--- Written exercise ---
Copy the data that follows, character for character, minus the pictures.

--- Stored data ---
***
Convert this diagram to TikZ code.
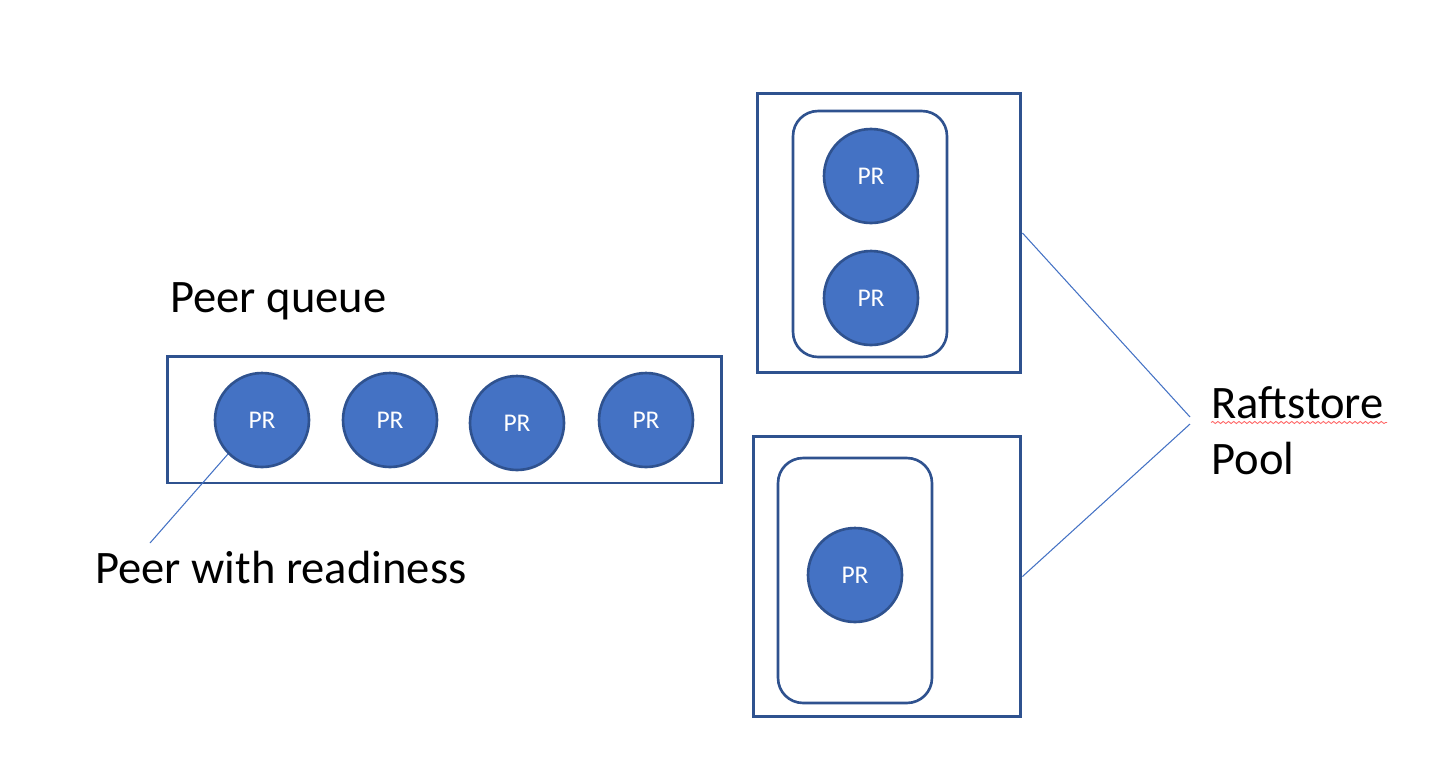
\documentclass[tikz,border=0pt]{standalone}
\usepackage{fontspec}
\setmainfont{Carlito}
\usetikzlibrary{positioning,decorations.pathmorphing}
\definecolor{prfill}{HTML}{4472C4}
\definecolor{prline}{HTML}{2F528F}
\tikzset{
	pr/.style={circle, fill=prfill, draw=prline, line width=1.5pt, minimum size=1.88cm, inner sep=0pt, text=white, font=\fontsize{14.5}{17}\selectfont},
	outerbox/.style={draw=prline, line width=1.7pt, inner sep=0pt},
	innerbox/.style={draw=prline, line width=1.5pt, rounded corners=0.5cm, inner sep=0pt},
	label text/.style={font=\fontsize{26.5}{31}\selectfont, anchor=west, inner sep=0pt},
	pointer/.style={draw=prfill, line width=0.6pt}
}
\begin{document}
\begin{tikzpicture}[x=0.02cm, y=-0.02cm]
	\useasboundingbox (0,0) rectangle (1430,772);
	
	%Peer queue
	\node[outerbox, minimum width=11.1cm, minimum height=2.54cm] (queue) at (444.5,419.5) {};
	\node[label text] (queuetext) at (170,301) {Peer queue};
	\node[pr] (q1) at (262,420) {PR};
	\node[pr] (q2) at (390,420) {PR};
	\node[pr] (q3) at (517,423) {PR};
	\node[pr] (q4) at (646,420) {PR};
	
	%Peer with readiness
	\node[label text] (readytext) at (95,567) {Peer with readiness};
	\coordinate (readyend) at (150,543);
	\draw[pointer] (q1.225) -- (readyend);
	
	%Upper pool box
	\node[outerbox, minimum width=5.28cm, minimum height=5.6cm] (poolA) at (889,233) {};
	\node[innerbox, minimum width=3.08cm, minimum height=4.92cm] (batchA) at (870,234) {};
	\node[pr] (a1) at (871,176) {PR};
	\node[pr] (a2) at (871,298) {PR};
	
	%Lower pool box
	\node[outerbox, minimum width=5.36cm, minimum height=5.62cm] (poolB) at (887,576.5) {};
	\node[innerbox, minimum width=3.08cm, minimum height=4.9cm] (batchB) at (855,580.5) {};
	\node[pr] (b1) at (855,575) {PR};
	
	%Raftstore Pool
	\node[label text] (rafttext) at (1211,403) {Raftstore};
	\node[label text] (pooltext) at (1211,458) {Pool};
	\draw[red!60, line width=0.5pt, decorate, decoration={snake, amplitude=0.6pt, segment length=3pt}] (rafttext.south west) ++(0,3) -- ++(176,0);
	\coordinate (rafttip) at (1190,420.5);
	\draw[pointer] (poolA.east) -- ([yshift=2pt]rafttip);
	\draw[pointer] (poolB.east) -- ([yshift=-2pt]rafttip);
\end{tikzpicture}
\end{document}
***
--- Complete output ---
Convert this diagram to TikZ code.
\documentclass[tikz,border=0pt]{standalone}
\usepackage{fontspec}
\setmainfont{Carlito}
\usetikzlibrary{positioning,decorations.pathmorphing}
\definecolor{prfill}{HTML}{4472C4}
\definecolor{prline}{HTML}{2F528F}
\tikzset{
	pr/.style={circle, fill=prfill, draw=prline, line width=1.5pt, minimum size=1.88cm, inner sep=0pt, text=white, font=\fontsize{14.5}{17}\selectfont},
	outerbox/.style={draw=prline, line width=1.7pt, inner sep=0pt},
	innerbox/.style={draw=prline, line width=1.5pt, rounded corners=0.5cm, inner sep=0pt},
	label text/.style={font=\fontsize{26.5}{31}\selectfont, anchor=west, inner sep=0pt},
	pointer/.style={draw=prfill, line width=0.6pt}
}
\begin{document}
\begin{tikzpicture}[x=0.02cm, y=-0.02cm]
	\useasboundingbox (0,0) rectangle (1430,772);
	
	%Peer queue
	\node[outerbox, minimum width=11.1cm, minimum height=2.54cm] (queue) at (444.5,419.5) {};
	\node[label text] (queuetext) at (170,301) {Peer queue};
	\node[pr] (q1) at (262,420) {PR};
	\node[pr] (q2) at (390,420) {PR};
	\node[pr] (q3) at (517,423) {PR};
	\node[pr] (q4) at (646,420) {PR};
	
	%Peer with readiness
	\node[label text] (readytext) at (95,567) {Peer with readiness};
	\coordinate (readyend) at (150,543);
	\draw[pointer] (q1.225) -- (readyend);
	
	%Upper pool box
	\node[outerbox, minimum width=5.28cm, minimum height=5.6cm] (poolA) at (889,233) {};
	\node[innerbox, minimum width=3.08cm, minimum height=4.92cm] (batchA) at (870,234) {};
	\node[pr] (a1) at (871,176) {PR};
	\node[pr] (a2) at (871,298) {PR};
	
	%Lower pool box
	\node[outerbox, minimum width=5.36cm, minimum height=5.62cm] (poolB) at (887,576.5) {};
	\node[innerbox, minimum width=3.08cm, minimum height=4.9cm] (batchB) at (855,580.5) {};
	\node[pr] (b1) at (855,575) {PR};
	
	%Raftstore Pool
	\node[label text] (rafttext) at (1211,403) {Raftstore};
	\node[label text] (pooltext) at (1211,458) {Pool};
	\draw[red!60, line width=0.5pt, decorate, decoration={snake, amplitude=0.6pt, segment length=3pt}] (rafttext.south west) ++(0,3) -- ++(176,0);
	\coordinate (rafttip) at (1190,420.5);
	\draw[pointer] (poolA.east) -- ([yshift=2pt]rafttip);
	\draw[pointer] (poolB.east) -- ([yshift=-2pt]rafttip);
\end{tikzpicture}
\end{document}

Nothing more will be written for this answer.